If you haven’t caught their shows yet, you can get a taste on their recently released iTunes exclusive live “bootleg,” Live At The Electric Factory,” released July 18, 2006 (iTunes has also been good to The Fray: their album has been in the iTunes top 10 for six months straight, a feat not accomplished by many other acts). Of course, the live release is something of a tease: once you hear it, you’ll no doubt want to catch them in person. Wysocki offers their plans for the rest of 2006: “We're taking August off. Then, we're going to travel the globe in September, tour the U.S. again later in the fall, play some random radio shows in December.”

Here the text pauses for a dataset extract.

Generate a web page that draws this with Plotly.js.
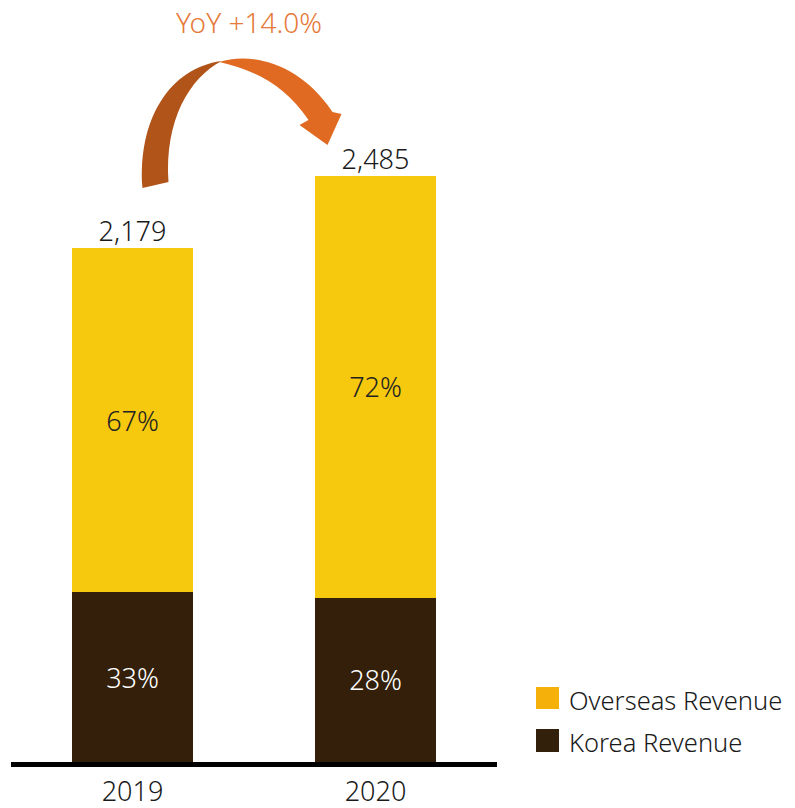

And in 2007, The Fray returned overseas early in the year, heading to Australia (where “Over My Head (Cable Car)” has just hit #1 on the national radio charts), New Zealand, Japan and Germany for the first time. They embarked on a huge US summer tour and then hit the studio to work on the follow-up to How To Save A Life, a great first chapter in the band’s career. But, to be sure, it is the first chapter in the story of a band that promises to be around for a long, long time.